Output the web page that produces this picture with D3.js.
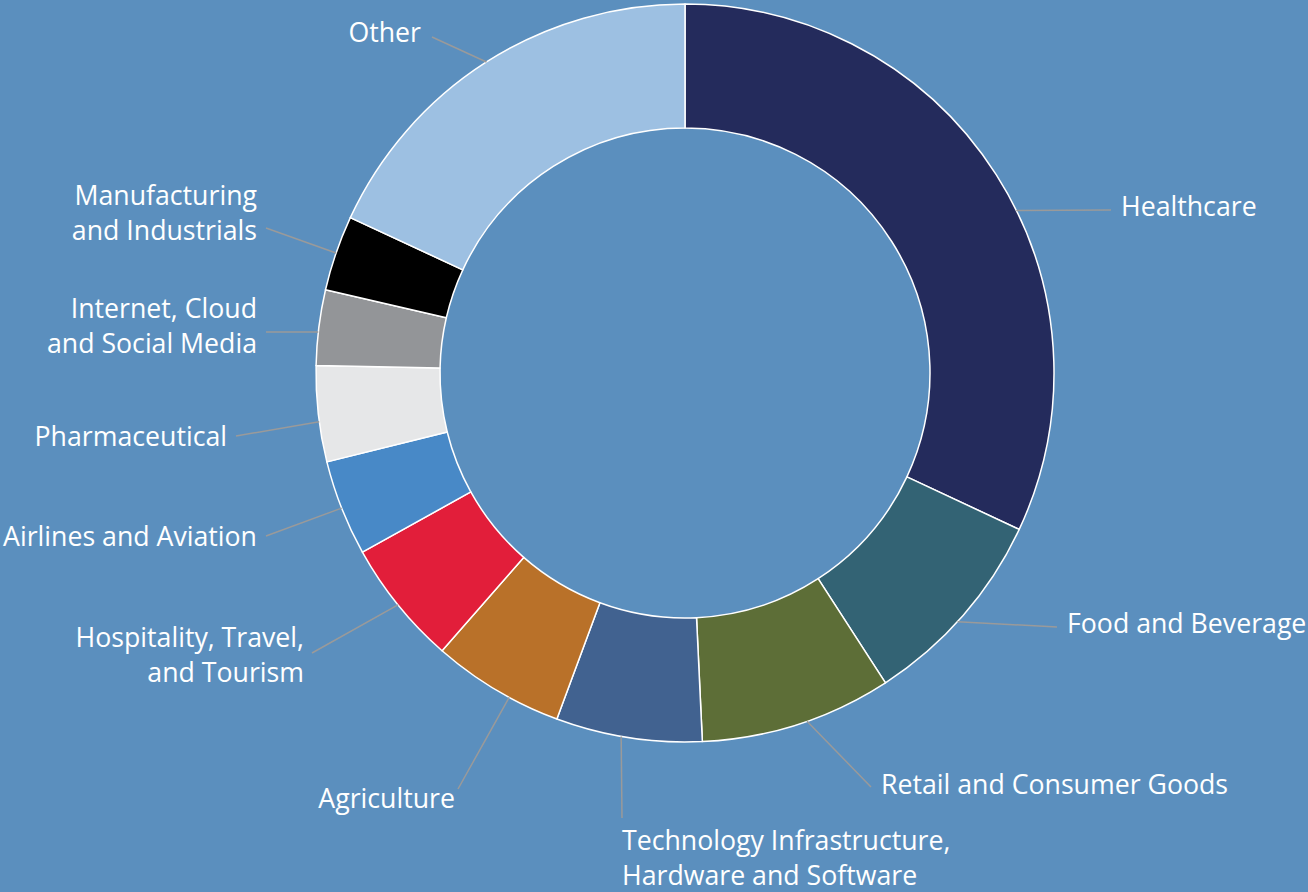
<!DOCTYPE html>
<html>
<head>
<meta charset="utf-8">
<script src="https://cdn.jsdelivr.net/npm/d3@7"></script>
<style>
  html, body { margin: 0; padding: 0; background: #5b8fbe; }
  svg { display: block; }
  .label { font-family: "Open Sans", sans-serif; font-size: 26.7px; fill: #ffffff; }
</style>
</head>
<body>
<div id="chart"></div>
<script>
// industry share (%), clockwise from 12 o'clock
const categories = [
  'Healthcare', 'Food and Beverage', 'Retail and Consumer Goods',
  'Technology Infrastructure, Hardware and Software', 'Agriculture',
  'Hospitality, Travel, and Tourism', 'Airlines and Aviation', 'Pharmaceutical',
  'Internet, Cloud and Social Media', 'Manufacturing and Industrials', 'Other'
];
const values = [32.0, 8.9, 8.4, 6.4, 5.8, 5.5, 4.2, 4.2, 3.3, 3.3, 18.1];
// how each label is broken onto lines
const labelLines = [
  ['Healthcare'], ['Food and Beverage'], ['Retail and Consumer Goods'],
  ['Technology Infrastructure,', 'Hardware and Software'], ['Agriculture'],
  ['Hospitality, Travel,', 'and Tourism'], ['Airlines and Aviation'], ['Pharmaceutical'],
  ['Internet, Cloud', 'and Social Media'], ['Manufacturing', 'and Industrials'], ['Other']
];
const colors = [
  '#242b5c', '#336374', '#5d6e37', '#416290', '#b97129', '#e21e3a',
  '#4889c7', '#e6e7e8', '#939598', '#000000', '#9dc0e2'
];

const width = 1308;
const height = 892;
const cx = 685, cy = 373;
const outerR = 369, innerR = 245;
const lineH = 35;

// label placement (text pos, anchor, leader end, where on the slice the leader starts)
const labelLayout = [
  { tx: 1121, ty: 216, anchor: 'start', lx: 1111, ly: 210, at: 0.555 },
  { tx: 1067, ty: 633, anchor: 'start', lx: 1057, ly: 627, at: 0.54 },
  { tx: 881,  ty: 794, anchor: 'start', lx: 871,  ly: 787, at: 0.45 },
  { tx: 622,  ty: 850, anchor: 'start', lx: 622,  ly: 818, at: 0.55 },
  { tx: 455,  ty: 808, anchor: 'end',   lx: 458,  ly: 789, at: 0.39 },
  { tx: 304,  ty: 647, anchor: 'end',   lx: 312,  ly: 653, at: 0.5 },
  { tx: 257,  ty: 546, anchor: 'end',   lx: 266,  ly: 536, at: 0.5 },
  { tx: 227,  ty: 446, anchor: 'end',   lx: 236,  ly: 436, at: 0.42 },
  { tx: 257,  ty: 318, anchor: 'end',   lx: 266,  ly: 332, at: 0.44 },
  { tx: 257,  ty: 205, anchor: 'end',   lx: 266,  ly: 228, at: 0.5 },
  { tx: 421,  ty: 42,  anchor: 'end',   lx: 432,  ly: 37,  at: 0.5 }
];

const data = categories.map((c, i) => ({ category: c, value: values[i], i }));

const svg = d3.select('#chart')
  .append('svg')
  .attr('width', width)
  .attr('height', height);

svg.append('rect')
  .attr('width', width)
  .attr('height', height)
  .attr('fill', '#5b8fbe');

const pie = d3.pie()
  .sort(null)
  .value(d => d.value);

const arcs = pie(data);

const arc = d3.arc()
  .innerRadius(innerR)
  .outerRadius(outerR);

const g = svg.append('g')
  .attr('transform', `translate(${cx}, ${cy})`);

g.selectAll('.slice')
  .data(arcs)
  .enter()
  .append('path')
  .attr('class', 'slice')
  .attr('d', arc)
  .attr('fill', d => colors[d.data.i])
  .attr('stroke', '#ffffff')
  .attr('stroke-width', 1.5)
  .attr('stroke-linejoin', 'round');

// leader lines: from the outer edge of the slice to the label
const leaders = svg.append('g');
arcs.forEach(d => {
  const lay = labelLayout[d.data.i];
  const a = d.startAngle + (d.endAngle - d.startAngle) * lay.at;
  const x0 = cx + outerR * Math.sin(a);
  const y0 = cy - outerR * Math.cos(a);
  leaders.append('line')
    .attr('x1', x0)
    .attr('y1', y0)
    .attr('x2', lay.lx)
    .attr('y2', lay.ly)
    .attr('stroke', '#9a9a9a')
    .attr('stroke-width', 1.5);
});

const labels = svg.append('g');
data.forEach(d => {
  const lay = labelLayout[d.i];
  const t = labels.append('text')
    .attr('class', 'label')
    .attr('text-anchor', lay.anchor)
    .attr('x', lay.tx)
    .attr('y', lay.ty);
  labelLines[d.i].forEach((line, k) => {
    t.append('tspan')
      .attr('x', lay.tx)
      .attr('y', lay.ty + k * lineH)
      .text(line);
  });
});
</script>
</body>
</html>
--
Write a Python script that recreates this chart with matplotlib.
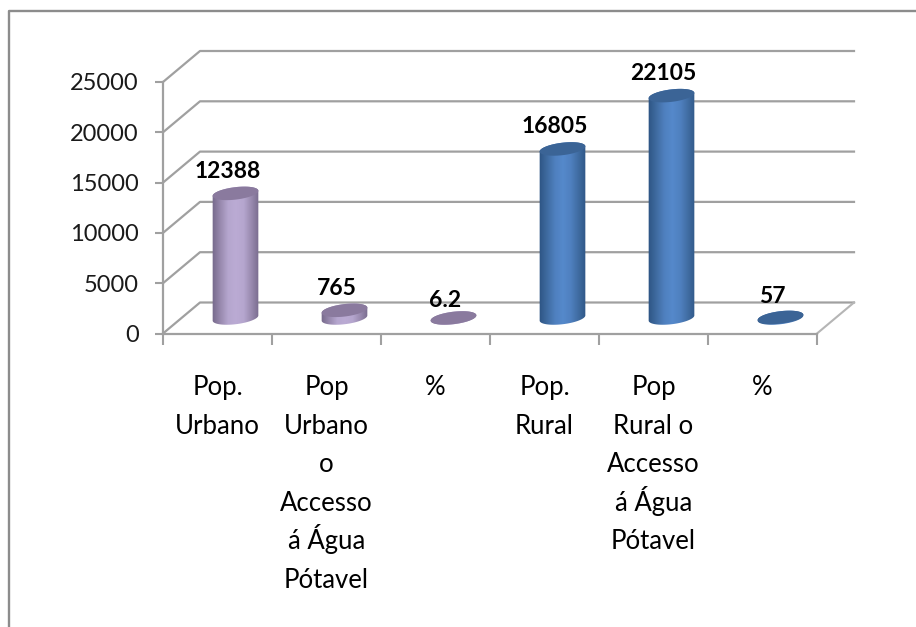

**Request:** Check each line of the records for the word "chart" and extract those that contain it.

**Response to the task:**
<div id="chart"></div>
const svg = d3.select('#chart')
Write a Python script that recreates this chart with matplotlib.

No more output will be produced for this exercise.